There are two fundamental points that should be included in the Standing Orders, but I shall confine myself to one of them--the question of dealing with specifically Welsh legislation. Over the past couple of years, on at least two occasions I have had the bitter experience of being in Standing Committee with hon. Members from the other side of the border who have voted down our amendments. I have respect for each and every one of them, but they knew nothing about the argument; they simply signed their correspondence and voted against every amendment. I had the bitter experience of losing one amendment on the casting vote of the hon. Member for Macclesfield (Mr. Winterton). I found it rather galling that the people of Wales should be deprived of the right to Welsh jury trials by the vote of a Member representing a Cheshire constituency. It is not good enough.

Today, we have an appropriate vehicle to amend the Standing Orders and bring them up to current standards. The Government's proposals will do nothing other than exacerbate an already bad position.

11 Mar 1996 : Column 693

6.41 pm

Mr. David Hanson (Delyn): I worry greatly about the motion. I genuinely want to know from the Leader of the House why there is such undue haste to discuss the matter. I have several reasons for wanting to know that. First--and this is not meant to be a party political point--the Conservative party in Wales starts from a position of fundamental weakness; it has just six Members of Parliament. The last time my local authority went to the polls, only three Conservatives were elected. The Conservative party does not have the support of the people of Wales for the policies that it is carrying out in Wales.

We can argue until the cows come home about the benefits of the United Kingdom Parliament and the position of English Members of Parliament voting on Welsh issues and vice versa. The point is that the Conservative party in Wales does not have the moral authority to impose its policies on the people of Wales. Whenever it has gone to the polls, it has been beaten--in general elections, Euro-elections and local elections. Therefore, it is incumbent on the Government, when they consider the development of the Welsh Grand Committee, to take with them those who represent Welsh constituencies. I say that not because of some ethereal, far-distant notion, but because we represent the people of Wales. We have been sent to this House to argue the case for the people of Wales and we have a majority in doing so. Whatever the Government think, at the end of the day they do not have a majority of Welsh votes or seats at local, national or European level. Therefore, our majority and moral authority are important and appropriate consultation is important.

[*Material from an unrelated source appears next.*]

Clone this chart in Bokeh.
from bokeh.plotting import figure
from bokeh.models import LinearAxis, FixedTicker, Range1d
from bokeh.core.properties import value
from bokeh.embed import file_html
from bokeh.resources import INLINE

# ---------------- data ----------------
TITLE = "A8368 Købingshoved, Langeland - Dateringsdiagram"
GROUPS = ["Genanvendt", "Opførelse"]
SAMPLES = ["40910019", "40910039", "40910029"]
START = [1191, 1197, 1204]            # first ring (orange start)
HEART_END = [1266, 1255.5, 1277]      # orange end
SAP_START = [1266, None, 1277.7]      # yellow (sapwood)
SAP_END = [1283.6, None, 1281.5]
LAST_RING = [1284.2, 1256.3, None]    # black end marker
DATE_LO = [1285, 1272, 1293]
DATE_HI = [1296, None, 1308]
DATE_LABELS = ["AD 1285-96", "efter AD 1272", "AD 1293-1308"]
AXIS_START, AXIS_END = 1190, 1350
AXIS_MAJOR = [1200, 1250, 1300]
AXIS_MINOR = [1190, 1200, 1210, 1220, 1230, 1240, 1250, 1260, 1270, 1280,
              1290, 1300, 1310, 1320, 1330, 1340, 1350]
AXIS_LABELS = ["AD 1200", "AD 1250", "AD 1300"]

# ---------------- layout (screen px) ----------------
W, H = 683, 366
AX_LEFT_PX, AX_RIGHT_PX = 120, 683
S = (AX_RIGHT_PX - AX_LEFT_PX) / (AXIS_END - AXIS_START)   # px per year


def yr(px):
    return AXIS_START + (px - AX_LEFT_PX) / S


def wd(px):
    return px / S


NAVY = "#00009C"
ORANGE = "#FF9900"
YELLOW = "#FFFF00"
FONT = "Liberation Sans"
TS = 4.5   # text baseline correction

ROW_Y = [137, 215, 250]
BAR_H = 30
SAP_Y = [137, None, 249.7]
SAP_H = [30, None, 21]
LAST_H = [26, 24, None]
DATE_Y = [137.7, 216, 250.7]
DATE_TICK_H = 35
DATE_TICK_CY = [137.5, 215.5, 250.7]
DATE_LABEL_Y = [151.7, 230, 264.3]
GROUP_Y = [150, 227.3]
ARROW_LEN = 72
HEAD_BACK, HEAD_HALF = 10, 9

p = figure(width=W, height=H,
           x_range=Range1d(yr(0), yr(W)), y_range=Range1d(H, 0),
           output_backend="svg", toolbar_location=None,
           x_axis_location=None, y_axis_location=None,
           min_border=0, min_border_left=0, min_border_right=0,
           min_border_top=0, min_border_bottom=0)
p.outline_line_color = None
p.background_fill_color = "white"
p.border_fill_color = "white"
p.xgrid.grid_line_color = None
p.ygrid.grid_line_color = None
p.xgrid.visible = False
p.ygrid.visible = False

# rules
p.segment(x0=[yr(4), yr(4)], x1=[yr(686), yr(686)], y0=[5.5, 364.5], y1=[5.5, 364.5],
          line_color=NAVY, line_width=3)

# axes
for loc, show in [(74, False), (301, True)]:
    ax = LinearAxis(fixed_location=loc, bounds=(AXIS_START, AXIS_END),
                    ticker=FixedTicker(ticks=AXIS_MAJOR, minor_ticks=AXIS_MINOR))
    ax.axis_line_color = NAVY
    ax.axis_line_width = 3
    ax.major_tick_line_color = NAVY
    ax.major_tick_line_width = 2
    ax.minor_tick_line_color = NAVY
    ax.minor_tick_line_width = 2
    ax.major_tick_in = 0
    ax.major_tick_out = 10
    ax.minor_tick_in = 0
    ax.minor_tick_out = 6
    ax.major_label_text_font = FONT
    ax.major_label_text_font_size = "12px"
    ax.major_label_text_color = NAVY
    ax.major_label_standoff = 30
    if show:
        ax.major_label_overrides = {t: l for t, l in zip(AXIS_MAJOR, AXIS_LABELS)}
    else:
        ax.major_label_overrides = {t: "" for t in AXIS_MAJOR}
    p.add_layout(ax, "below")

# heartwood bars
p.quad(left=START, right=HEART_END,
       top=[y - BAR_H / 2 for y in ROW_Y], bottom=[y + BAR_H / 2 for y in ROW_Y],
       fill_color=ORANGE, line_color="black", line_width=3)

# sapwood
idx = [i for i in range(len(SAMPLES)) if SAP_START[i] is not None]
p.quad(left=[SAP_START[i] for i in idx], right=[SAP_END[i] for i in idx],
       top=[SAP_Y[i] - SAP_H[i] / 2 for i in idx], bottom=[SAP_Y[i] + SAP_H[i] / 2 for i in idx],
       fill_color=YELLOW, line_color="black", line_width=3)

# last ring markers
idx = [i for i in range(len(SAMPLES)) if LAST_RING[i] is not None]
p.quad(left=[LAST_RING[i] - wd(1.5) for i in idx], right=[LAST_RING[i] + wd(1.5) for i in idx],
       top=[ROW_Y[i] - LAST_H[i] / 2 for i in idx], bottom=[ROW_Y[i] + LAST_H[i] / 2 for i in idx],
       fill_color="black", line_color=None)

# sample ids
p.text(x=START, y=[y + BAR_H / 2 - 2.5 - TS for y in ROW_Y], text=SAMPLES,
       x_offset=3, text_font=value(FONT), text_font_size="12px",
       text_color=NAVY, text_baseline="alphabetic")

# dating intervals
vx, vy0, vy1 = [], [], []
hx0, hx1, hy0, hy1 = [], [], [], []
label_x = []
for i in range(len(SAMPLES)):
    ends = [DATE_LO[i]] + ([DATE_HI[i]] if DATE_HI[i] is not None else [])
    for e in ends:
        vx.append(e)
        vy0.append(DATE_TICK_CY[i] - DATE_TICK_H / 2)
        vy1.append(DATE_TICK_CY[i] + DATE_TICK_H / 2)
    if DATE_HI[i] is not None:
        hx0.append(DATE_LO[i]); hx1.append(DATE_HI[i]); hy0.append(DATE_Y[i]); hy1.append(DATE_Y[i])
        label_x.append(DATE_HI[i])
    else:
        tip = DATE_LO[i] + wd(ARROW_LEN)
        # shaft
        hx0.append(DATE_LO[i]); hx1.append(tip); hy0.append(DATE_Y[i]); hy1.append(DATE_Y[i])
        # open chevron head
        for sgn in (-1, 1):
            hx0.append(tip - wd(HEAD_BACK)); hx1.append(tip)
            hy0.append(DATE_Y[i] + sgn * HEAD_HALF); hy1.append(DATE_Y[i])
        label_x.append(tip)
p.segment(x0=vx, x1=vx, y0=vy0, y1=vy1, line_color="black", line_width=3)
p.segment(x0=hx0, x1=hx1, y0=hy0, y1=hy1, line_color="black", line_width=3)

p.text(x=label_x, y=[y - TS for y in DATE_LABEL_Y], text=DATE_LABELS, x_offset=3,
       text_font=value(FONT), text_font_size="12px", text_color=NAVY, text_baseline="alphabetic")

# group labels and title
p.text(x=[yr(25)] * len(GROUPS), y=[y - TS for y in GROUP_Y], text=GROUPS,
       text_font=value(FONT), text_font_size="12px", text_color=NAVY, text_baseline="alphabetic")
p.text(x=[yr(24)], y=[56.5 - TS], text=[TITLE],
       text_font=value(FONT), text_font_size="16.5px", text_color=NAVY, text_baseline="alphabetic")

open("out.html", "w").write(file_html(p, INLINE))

It would have been appropriate for the Welsh Grand Committee to discuss these issues prior to their coming before the House. Any amendments tabled by my hon. Friends and others will be voted on and defeated, possibly by the votes of Members of Parliament representing seats in England and Scotland. It is important that there is consultation if we are to have a Welsh Grand Committee that is meaningful, that challenges the Executive, that can discuss and reflect Welsh opinion and that actually has an important role, irrespective of our wish in the long term for an Assembly or, in some cases, a Parliament.

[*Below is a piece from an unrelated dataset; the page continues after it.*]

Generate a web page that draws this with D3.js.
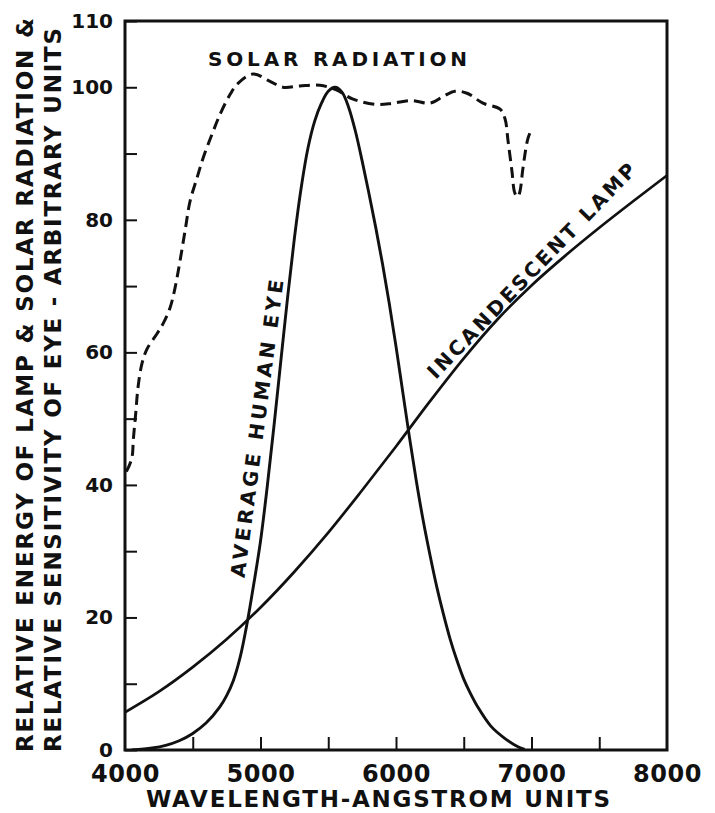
<!DOCTYPE html>
<html>
<head>
<meta charset="utf-8">
<script src="https://cdn.jsdelivr.net/npm/d3@7/dist/d3.min.js"></script>
<style>
  html, body { margin: 0; padding: 0; background: #fff; }
  svg { display: block; }
  text { font-family: "DejaVu Sans", "Liberation Sans", sans-serif; font-weight: bold; fill: #111; }
</style>
</head>
<body>
<svg id="chart" width="715" height="813"></svg>
<script>
// ---- Data ----
const xTickLabels = [4000, 5000, 6000, 7000, 8000];
const xMinorTicks = [4500, 5000, 5500, 6000, 6500, 7000, 7500];
const yTickLabels = [0, 20, 40, 60, 80, 100, 110];
const yMinorTicks = [0, 10, 20, 30, 40, 50, 60, 70, 80, 90, 100, 110];

const eyeWavelengths = [4050, 4200, 4300, 4400, 4500, 4600, 4700, 4750, 4800, 4850, 4900, 4950, 5000, 5050, 5100, 5150, 5200, 5250, 5300, 5350, 5400, 5450, 5500, 5550, 5600, 5650, 5700, 5750, 5800, 5850, 5900, 5950, 6000, 6050, 6100, 6150, 6200, 6250, 6300, 6350, 6400, 6450, 6500, 6550, 6600, 6700, 6800, 6900, 6950];
const eyeValues      = [0, 0.3, 0.7, 1.4, 2.5, 4.1, 6.5, 8.2, 10.5, 14.0, 19.0, 25.0, 31.5, 39.8, 49.0, 58.7, 68.3, 77.2, 84.8, 90.8, 94.9, 97.6, 99.4, 100, 99.3, 97.0, 93.4, 88.9, 84.0, 78.9, 73.4, 67.4, 60.9, 54.0, 47.1, 40.6, 34.7, 29.5, 24.7, 20.5, 16.7, 13.5, 10.7, 8.5, 6.6, 3.6, 1.8, 0.5, 0.1];

const lampWavelengths = [4000, 4250, 4500, 4750, 5000, 5250, 5500, 5750, 6000, 6250, 6500, 6750, 7000, 7250, 7500, 7750, 8000];
const lampValues      = [5.7, 8.8, 12.5, 16.7, 21.5, 26.9, 32.8, 39.2, 45.8, 52.6, 59.1, 65.0, 70.1, 74.6, 78.8, 82.8, 86.7];

const solarWavelengths = [4010, 4050, 4062, 4080, 4096, 4125, 4162, 4236, 4280, 4332, 4369, 4406, 4443, 4480, 4531, 4576, 4642, 4701, 4775, 4834, 4945, 5070, 5166, 5291, 5439, 5560, 5683, 5867, 5978, 6118, 6251, 6347, 6435, 6524, 6642, 6768, 6804, 6827, 6856, 6878, 6900, 6915, 6937, 6974, 7004];
const solarValues      = [42, 44, 47, 51, 54.7, 58.3, 60.5, 62.8, 64.3, 66.7, 69.7, 73.8, 78.3, 82.8, 86.3, 89.3, 92.9, 95.9, 98.9, 100.6, 102, 100.9, 100, 100.2, 100.3, 99.6, 98.2, 97.4, 97.6, 98.0, 97.6, 98.6, 99.4, 99.1, 97.6, 96.7, 95.3, 91.9, 87.3, 84.0, 83.5, 84.3, 87.8, 92.3, 93.8];

const curveLabels = ["SOLAR RADIATION", "AVERAGE HUMAN EYE", "INCANDESCENT LAMP"];
const xTitle = "WAVELENGTH-ANGSTROM UNITS";
const yTitleLines = ["RELATIVE ENERGY OF LAMP & SOLAR RADIATION &", "RELATIVE SENSITIVITY OF EYE - ARBITRARY UNITS"];

// ---- Layout ----
const svg = d3.select("#chart");
const pLeft = 125, pRight = 667, pTop = 21, pBottom = 750;
const x = d3.scaleLinear().domain([4000, 8000]).range([pLeft, pRight]);
const y = d3.scaleLinear().domain([0, 110]).range([pBottom, pTop]);

const ink = "#111";

// clip
svg.append("clipPath").attr("id", "plot").append("rect")
  .attr("x", pLeft).attr("y", pTop).attr("width", pRight - pLeft).attr("height", pBottom - pTop);

// Axes ticks (inward)
const xTicksAxis = d3.axisBottom(x).tickValues(xMinorTicks).tickSizeInner(-13).tickSizeOuter(0).tickFormat("");
const gx1 = svg.append("g").attr("transform", `translate(0,${pBottom})`).call(xTicksAxis);
gx1.select(".domain").remove();
gx1.selectAll("line").attr("stroke", ink).attr("stroke-width", 2);

const xLabelAxis = d3.axisBottom(x).tickValues(xTickLabels).tickSize(0).tickPadding(15).tickFormat(d3.format("d"));
const gx2 = svg.append("g").attr("transform", `translate(0,${pBottom})`).call(xLabelAxis);
gx2.select(".domain").remove();
gx2.selectAll("text").attr("font-size", 24).attr("font-family", null).attr("fill", ink).style("letter-spacing", "0.5px");

const yTicksAxis = d3.axisLeft(y).tickValues(yMinorTicks).tickSizeInner(-12).tickSizeOuter(0).tickFormat("");
const gy1 = svg.append("g").attr("transform", `translate(${pLeft},0)`).call(yTicksAxis);
gy1.select(".domain").remove();
gy1.selectAll("line").attr("stroke", ink).attr("stroke-width", 2);

const yLabelAxis = d3.axisLeft(y).tickValues(yTickLabels).tickSize(0).tickPadding(12).tickFormat(d3.format("d"));
const gy2 = svg.append("g").attr("transform", `translate(${pLeft},0)`).call(yLabelAxis);
gy2.select(".domain").remove();
gy2.selectAll("text").attr("font-size", 20).attr("font-family", null).attr("fill", ink);

// Frame
svg.append("rect")
  .attr("x", pLeft).attr("y", pTop).attr("width", pRight - pLeft).attr("height", pBottom - pTop)
  .attr("fill", "none").attr("stroke", ink).attr("stroke-width", 3);

// Curves
const g = svg.append("g").attr("clip-path", "url(#plot)");
const lineMono = d3.line().x(d => x(d[0])).y(d => y(d[1])).curve(d3.curveMonotoneX);
const lineCR = d3.line().x(d => x(d[0])).y(d => y(d[1])).curve(d3.curveCatmullRom.alpha(0.5));

g.append("path").datum(d3.zip(lampWavelengths, lampValues))
  .attr("d", lineMono).attr("fill", "none").attr("stroke", ink).attr("stroke-width", 2.7);
g.append("path").datum(d3.zip(eyeWavelengths, eyeValues))
  .attr("d", lineCR).attr("fill", "none").attr("stroke", ink).attr("stroke-width", 2.9);
g.append("path").datum(d3.zip(solarWavelengths, solarValues))
  .attr("d", lineCR).attr("fill", "none").attr("stroke", ink).attr("stroke-width", 3)
  .attr("stroke-dasharray", "11,6");

// Curve labels
svg.append("text").text(curveLabels[0])
  .attr("x", x(4613)).attr("y", y(103.2))
  .attr("font-size", 20).attr("textLength", 259).attr("lengthAdjust", "spacing");

svg.append("text").text(curveLabels[1])
  .attr("transform", `translate(${x(4975)},${y(48.5)}) rotate(-82.5)`)
  .attr("text-anchor", "middle").attr("dy", "0.35em")
  .attr("font-size", 20).attr("textLength", 300).attr("lengthAdjust", "spacing");

svg.append("text").text(curveLabels[2])
  .attr("transform", `translate(${x(7000)},${y(72.3)}) rotate(-46)`)
  .attr("text-anchor", "middle").attr("dy", "0.35em")
  .attr("font-size", 20).attr("textLength", 290).attr("lengthAdjust", "spacing");

// Axis titles
svg.append("text").text(xTitle)
  .attr("x", 378).attr("y", 807).attr("text-anchor", "middle")
  .attr("font-size", 23).attr("textLength", 464).attr("lengthAdjust", "spacing");

svg.append("text").text(yTitleLines[0])
  .attr("transform", `translate(25,385) rotate(-90)`)
  .attr("text-anchor", "middle").attr("dy", "0.36em")
  .attr("font-size", 23).attr("textLength", 734).attr("lengthAdjust", "spacing");
svg.append("text").text(yTitleLines[1])
  .attr("transform", `translate(53,390) rotate(-90)`)
  .attr("text-anchor", "middle").attr("dy", "0.36em")
  .attr("font-size", 23).attr("textLength", 724).attr("lengthAdjust", "spacing");
</script>
</body>
</html>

I am worried because the Government do not seem able even to let the Welsh Grand Committee discuss its own future and establishment--so what use will it be in discussing the big issues that affect our constituents, such as value added tax, local government spending, democracy, quangos, trusts and housing, education and national health service policies? If the Government will not even let it decide how it is set up and how it arranges its discussions, what is the point of hon. Members going to the Committee to argue matters? We shall know that ultimately the Government are not interested in what the Committee says and does.

It is important that the Leader of the House and the Secretary of State reconsider the motion and whether to proceed with it. The Government should take Opposition Members with them on the motion. That is important for democracy and for moral authority. It is also important for ensuring that the Welsh Grand Committee works and is effective. The trust will be broken if the Government force through the motion tonight without further discussion.